8. Good Front-End Confirmation Makes the Stage Transition Smoother

The best way to reduce delay and risk during stage conversion is to confirm key requirements early. This includes released CAD data, critical tolerances, material, surface treatment, datum logic, inspection method, and which features are truly function-critical. When these are clear, machining can support a much smoother transition from prototype to production because the supplier is not forced to reinterpret the part at every stage.
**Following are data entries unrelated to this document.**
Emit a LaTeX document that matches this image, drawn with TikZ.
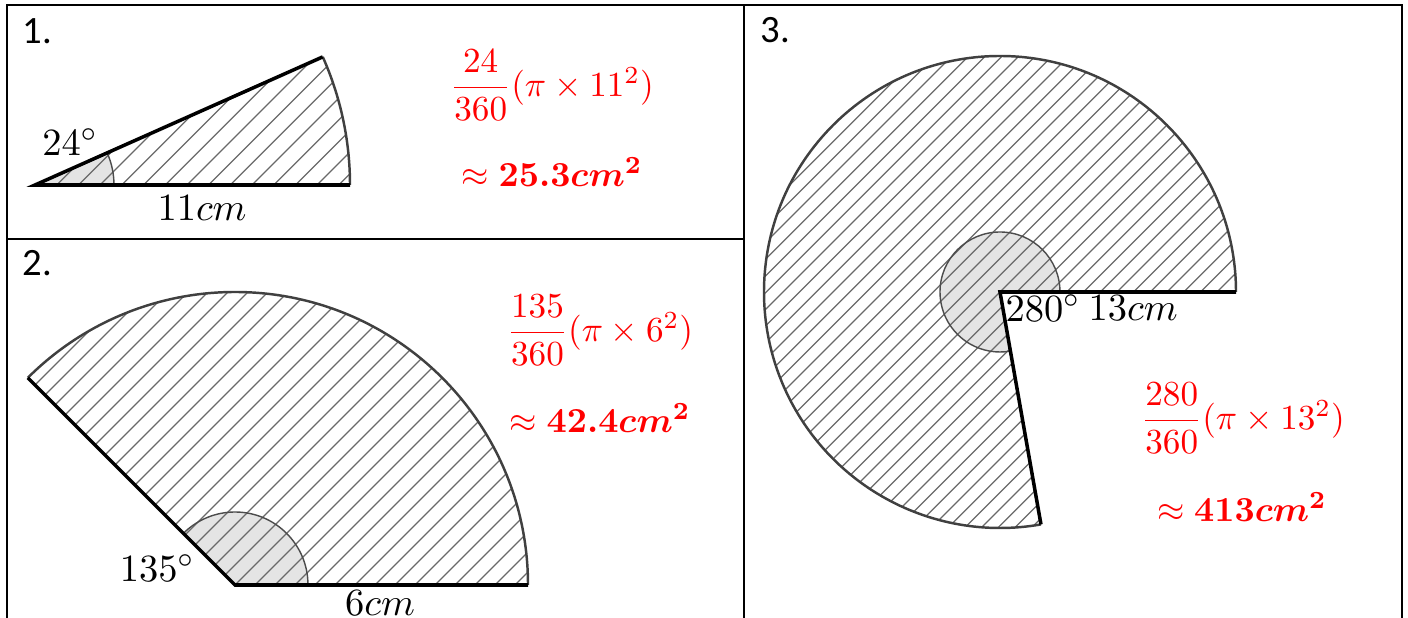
\documentclass[tikz,border=0pt]{standalone}
\usepackage{amsmath,amssymb}
\usepackage{fontspec}
\newfontfamily\numfont{Carlito}
\usepackage{tikz}
\usetikzlibrary{calc}
\definecolor{HatchGray}{RGB}{105,105,105}
\definecolor{MarkGray}{RGB}{228,228,228}
\definecolor{AnsRed}{RGB}{255,0,0}
\tikzset{
	frame/.style={draw=black,line width=0.8pt},
	side/.style={draw=black,line width=1pt,line join=miter},
	rim/.style={draw=black!75,line width=0.7pt},
	hatch/.style={draw=HatchGray,line width=0.35pt},
	angmark/.style={fill=MarkGray},
	angarc/.style={draw=black!70,line width=0.4pt},
	num/.style={font=\numfont\fontsize{11}{13}\selectfont,anchor=west,inner sep=0pt},
	geo/.style={font=\fontsize{11}{13}\selectfont,inner sep=0pt},
	ans/.style={text=AnsRed,inner sep=0pt},
}

\begin{document}
\begin{tikzpicture}[x=0.01cm,y=0.01cm]
	\useasboundingbox (0,0) rectangle (1408,618);
	% table lines
	\draw[frame] (7,0) -- (7,613) -- (1402,613) -- (1402,0);
	\draw[frame] (744,613) -- (744,0);
	\draw[frame] (7,379) -- (744,379);
	% the three sectors: number/centre/radius/angle/mark radius/hatch step
	\foreach \n/\cx/\cy/\r/\a/\m/\d in {1/35/433/315/24/79/21.7,2/235/33/293/135/73/20,3/1000/326/236/280/60/16.7}{
		\coordinate (O\n) at (\cx,\cy);
		\begin{scope}
			\clip (O\n) -- ++(0:\r) arc[start angle=0,end angle=\a,radius=\r] -- cycle;
			\fill[angmark] (O\n) -- ++(0:\m) arc[start angle=0,end angle=\a,radius=\m] -- cycle;
			\foreach \k in {-30,...,30}
			\draw[hatch] ($(O\n)+(\k*\d,0)+(-700,-700)$) -- ++(1400,1400);
		\end{scope}
		\draw[angarc] ($(O\n)+(\m,0)$) arc[start angle=0,end angle=\a,radius=\m];
		\draw[rim] ($(O\n)+(\r,0)$) arc[start angle=0,end angle=\a,radius=\r];
		\draw[side] ($(O\n)+(\a:\r)$) -- (O\n) -- ($(O\n)+(\r,0)$);
	}
	% numbers
	\node[num] (n1) at (22,587) {1.};
	\node[num] (n2) at (22,355) {2.};
	\node[num] (n3) at (760,588) {3.};
	% sector labels
	\node[geo] (ang1) at (70,476) {$24^\circ$};
	\node[geo] (len1) at (202,410) {$11cm$};
	\node[geo] (ang2) at (157,50) {$135^\circ$};
	\node[geo] (len2) at (380,15) {$6cm$};
	\node[geo,anchor=west] (ang3) at (1005,310) {$280^\circ$};
	\node[geo,anchor=west] (len3) at (1088,310) {$13cm$};
	% working
	\node[ans] (f1) at (552,533) {$\dfrac{24}{360}(\pi\times 11^2)$};
	\node[ans] (r1) at (552,446) {$\approx \boldsymbol{25.3cm^2}$};
	\node[ans] (f2) at (600,288) {$\dfrac{135}{360}(\pi\times 6^2)$};
	\node[ans] (r2) at (600,200) {$\approx \boldsymbol{42.4cm^2}$};
	\node[ans] (f3) at (1243,200) {$\dfrac{280}{360}(\pi\times 13^2)$};
	\node[ans] (r3) at (1242,111) {$\approx \boldsymbol{413cm^2}$};
\end{tikzpicture}
\end{document}
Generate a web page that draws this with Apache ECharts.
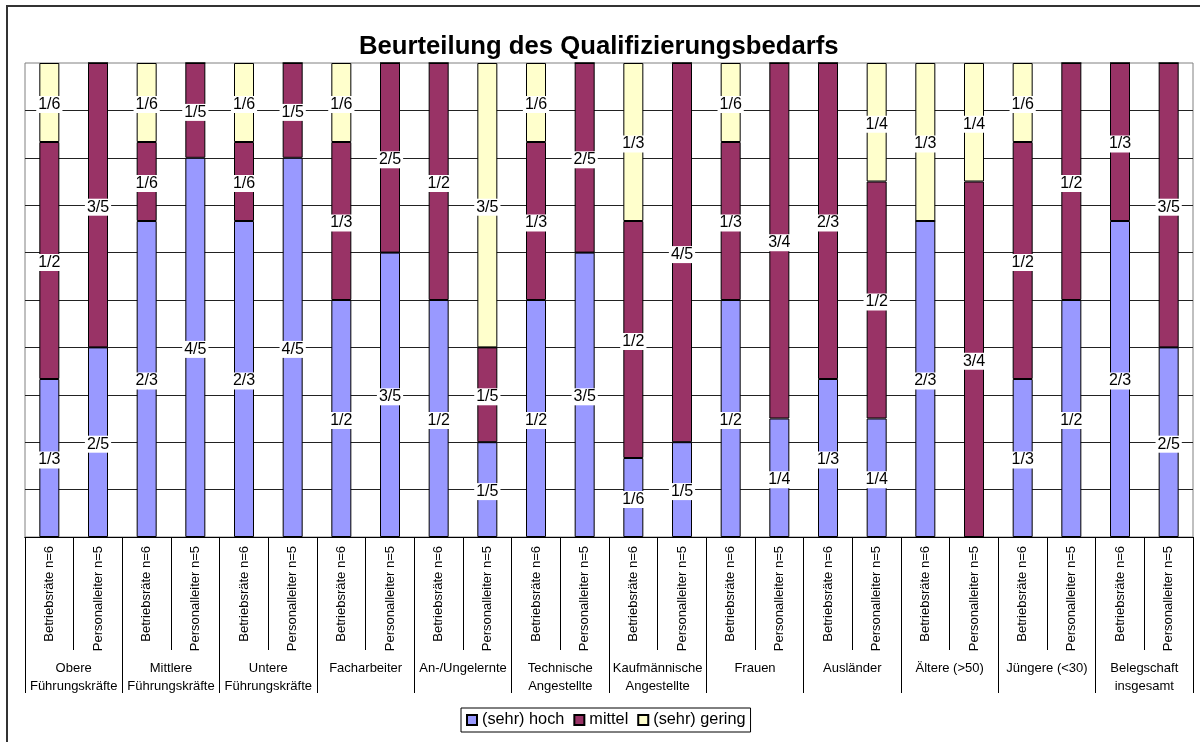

This early confirmation also improves quoting, inspection planning, and release readiness. In automotive programs, that usually means fewer engineering loops, fewer non-conformance surprises, and more predictable timing as the project moves closer to regular supply.

9. Summary

In summary, automotive part machining supports both prototype builds and mass production programs by connecting fast validation, controlled pilot introduction, and stable production support in one technical path. Prototype machining helps teams validate geometry, material behavior, and assembly logic quickly. Later, machining continues to support production by protecting precision-critical features and helping the team convert design success into manufacturing stability.

For automotive buyers and engineers, the most important logic is stage matching. Use machining early to learn from the part, use it again in pilot builds to learn from the process, and use it in production wherever the program still depends on tight bores, threads, sealing faces, and accurate datum control. That is how machining supports both development speed and production reliability.